En la ciudad de Sylvia

En la ciudad de Sylvia (2007, Director: José Luis Guerin): When Guerin’s film played at TIFF last September, I remember being lured by the stills of a beautiful woman being tailed by a rakish young man, but what a strange little film it turned out to be. With long, almost dialogue-free shots, Guerin seems able to both distance us and draw us into what at first seems to be a simple, even romantic story. The handsome young man (Xavier Lafitte, looking vaguely like both David Bowie and Orlando Bloom) is a tourist in an unnamed French town (it’s Strasbourg, in Alsace, on the border with Germany), where he appears to be searching for someone. Day after day, he sits at a café near the School for Dramatic Arts, sketching in his notebook and people-watching. Well, truthfully, he’s girl-watching, and Guerin’s camera lingers over many a beauty. As a man, I can say with confidence that Guerin captures the sheer joy and pleasure of just looking at a beautiful woman. But our protagonist isn’t content to just glance. He stares, and it’s obvious he’s searching each face for some memory.

All at once, he sees the one he’s been looking for, and jumps up, knocking over his beer. For the next half an hour, we follow him, in real time, as he pursues “Sylvia,” the name he’s written in his sketchbook. At first, the woman seems unaware of his presence, but at one point he comes dangerously close and calls out to her. From then on, it appears that she’s half-aware of his presence. He loses her, and we begin to wonder what’s going on. And then he finds her again, and by now it’s starting to feel just a little bit creepy. Is he just a garden-variety stalker? I often tease some of my female friends that the only difference between a romantic gesture and stalker behaviour is whether the woman is at all physically attracted by her suitor. In this case, our man’s good looks have had us on his side up to now.

En la ciudad de Sylvia
Note: Possible spoilers in the next paragraph. Although this is far from a plot-driven film, I’ve coloured the text white so you’ll need to click and drag your mouse cursor over the paragraph to read it. Sorry for the inconvenience.
When he finally gets on a tram and speaks to her, we’re almost 50 minutes into the film. Up to this point there has been very little in the way of dialogue, and so when our protagonist speaks, he sounds a little desperate. He asks her if she’s Sylvia, the girl he met at a bar in the city six years ago. She tells him he’s mistaken. He’s crushed, and embarrassed, or claims to be. We begin to wonder if his story is even true. Who would return six years later to find someone he chatted up in a bar? As she gets off the tram, the tension winds down again.

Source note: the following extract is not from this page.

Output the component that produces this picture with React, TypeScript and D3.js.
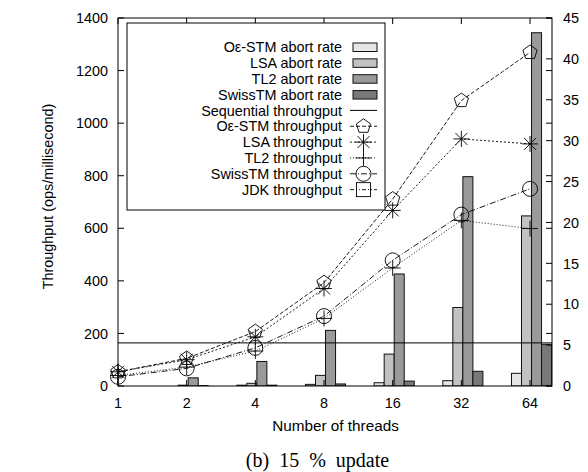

Except that by the end, we’re not quite sure what he’s going to do. He seems unable to shake his fixation with her. For a film so filled with beautiful people, sunshine, and cobbled streets, I found myself more than a little disturbed by the film’s conclusion. In the first half hour, I was praising Guerin’s ability to capture “the pleasure of looking” but by the time we reach the open-ended conclusion, that phrase holds a decidedly more sinister resonance.

I loved the film’s formal construction. Guerin lets his camera run before his characters enter the frame and long after they’ve left it, grounding us in several locations, to which he returns throughout the film. We see many of the same people several times in the film, although they don’t have speaking roles. It captures a certain claustrophobia, even in a beautiful European town like Strasbourg. The sound design really captured for me the feeling of traveling alone to a new place. The man hears music, but doesn’t really overhear conversations. His interactions with everyone are perfunctory. The whole film feels carefully put together as a kind of puzzle, and although I’ve been thinking about it for some time, En la ciudad de Sylvia made me even more eager to study film theory. It’s the sort of film that doesn’t give up its secrets too easily, and which will reward repeat viewings, even if it is only to look at the heart-stoppingly gorgeous Pilar López de Ayala. Perhaps there’s a little stalker in all of us?